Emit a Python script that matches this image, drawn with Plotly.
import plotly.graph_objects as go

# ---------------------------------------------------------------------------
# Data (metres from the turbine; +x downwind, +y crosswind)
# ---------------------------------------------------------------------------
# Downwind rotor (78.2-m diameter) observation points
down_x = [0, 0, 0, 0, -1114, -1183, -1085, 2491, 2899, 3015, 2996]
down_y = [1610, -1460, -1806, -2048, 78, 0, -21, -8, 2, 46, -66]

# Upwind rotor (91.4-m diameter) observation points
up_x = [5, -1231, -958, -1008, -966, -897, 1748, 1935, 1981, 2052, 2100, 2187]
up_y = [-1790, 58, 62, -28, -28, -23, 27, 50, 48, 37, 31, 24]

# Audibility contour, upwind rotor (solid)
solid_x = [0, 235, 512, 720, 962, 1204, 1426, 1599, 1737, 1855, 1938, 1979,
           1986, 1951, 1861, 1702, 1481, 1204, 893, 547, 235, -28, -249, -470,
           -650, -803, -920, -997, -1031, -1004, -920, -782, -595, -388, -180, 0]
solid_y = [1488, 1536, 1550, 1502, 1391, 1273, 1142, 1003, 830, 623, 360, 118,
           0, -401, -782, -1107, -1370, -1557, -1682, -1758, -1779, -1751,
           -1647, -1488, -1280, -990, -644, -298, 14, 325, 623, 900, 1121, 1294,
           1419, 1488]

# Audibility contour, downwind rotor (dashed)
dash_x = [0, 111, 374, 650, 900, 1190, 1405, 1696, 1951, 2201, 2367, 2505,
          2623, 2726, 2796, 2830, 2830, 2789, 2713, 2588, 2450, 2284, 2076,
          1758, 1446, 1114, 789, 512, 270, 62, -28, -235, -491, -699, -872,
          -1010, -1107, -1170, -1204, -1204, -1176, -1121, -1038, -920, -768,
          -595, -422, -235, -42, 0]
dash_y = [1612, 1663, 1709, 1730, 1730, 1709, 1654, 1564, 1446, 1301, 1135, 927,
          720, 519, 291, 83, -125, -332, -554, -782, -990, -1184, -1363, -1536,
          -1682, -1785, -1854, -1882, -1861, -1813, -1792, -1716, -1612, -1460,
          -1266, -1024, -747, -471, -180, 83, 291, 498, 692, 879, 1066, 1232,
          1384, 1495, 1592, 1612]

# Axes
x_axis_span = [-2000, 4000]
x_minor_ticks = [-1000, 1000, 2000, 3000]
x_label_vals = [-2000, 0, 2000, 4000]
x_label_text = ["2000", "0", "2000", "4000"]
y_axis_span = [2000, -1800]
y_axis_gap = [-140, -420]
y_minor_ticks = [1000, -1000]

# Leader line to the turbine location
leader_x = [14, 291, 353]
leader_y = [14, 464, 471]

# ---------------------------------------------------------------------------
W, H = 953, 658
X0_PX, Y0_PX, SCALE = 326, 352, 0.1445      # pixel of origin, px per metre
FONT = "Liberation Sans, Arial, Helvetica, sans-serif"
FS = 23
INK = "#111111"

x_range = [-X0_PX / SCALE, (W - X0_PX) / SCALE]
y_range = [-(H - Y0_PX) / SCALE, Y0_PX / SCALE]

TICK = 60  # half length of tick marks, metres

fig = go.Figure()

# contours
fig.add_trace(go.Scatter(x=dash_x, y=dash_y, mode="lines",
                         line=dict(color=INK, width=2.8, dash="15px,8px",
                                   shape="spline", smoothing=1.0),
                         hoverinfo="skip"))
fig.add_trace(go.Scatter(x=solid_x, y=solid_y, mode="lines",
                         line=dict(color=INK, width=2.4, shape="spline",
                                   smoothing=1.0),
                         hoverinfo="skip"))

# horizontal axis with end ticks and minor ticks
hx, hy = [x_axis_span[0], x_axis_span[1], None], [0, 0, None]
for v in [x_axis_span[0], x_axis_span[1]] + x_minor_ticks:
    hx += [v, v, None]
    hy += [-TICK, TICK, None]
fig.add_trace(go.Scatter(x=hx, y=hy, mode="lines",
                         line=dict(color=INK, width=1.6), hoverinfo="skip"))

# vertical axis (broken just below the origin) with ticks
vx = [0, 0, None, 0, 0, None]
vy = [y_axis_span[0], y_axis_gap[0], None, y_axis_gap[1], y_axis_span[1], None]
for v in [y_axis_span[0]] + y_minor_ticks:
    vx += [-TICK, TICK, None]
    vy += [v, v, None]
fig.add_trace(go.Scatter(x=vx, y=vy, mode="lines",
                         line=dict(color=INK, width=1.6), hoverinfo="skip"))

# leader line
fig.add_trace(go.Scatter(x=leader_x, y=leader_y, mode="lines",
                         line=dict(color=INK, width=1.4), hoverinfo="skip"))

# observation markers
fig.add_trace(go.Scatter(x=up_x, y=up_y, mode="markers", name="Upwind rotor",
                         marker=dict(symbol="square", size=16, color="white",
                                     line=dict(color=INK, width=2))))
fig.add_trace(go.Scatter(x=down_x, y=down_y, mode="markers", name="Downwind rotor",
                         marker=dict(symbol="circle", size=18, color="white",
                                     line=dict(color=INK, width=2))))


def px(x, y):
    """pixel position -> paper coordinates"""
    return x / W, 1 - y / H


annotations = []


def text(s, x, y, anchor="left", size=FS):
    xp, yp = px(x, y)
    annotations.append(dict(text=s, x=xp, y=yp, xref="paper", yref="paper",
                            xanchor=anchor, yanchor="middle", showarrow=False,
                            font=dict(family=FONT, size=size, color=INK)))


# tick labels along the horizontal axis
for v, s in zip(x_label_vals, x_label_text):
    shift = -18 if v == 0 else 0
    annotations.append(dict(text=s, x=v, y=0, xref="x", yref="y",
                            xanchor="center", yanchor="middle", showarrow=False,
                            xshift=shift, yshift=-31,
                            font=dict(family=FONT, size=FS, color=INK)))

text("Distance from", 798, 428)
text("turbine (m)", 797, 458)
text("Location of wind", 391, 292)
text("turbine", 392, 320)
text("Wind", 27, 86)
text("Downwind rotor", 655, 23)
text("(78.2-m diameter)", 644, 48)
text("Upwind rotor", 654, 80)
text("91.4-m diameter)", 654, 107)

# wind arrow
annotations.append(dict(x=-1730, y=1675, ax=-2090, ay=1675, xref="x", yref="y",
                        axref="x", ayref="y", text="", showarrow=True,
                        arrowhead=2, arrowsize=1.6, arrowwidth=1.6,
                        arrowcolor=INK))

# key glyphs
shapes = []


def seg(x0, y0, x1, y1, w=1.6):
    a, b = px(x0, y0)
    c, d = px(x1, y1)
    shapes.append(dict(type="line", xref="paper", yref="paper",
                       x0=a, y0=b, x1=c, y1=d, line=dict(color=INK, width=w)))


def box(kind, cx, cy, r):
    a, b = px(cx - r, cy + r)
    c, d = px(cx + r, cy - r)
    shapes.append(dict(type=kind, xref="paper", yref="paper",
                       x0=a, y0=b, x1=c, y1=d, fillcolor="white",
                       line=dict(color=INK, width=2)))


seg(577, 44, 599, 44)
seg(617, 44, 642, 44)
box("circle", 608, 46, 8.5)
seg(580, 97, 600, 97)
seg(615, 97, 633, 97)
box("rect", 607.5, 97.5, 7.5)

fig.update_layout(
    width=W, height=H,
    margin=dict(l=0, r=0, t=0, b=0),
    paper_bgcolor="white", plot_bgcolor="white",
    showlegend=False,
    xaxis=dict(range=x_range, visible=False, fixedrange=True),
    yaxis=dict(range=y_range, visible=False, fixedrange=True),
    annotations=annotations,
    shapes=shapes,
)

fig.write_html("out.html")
+-------+
Looking at the material above, please copy exactly every line from its first line through the line containing "37, 31, 24]", with both ends included and nothing else.

Emit a Python script that matches this image, drawn with Plotly.
import plotly.graph_objects as go

# ---------------------------------------------------------------------------
# Data (metres from the turbine; +x downwind, +y crosswind)
# ---------------------------------------------------------------------------
# Downwind rotor (78.2-m diameter) observation points
down_x = [0, 0, 0, 0, -1114, -1183, -1085, 2491, 2899, 3015, 2996]
down_y = [1610, -1460, -1806, -2048, 78, 0, -21, -8, 2, 46, -66]

# Upwind rotor (91.4-m diameter) observation points
up_x = [5, -1231, -958, -1008, -966, -897, 1748, 1935, 1981, 2052, 2100, 2187]
up_y = [-1790, 58, 62, -28, -28, -23, 27, 50, 48, 37, 31, 24]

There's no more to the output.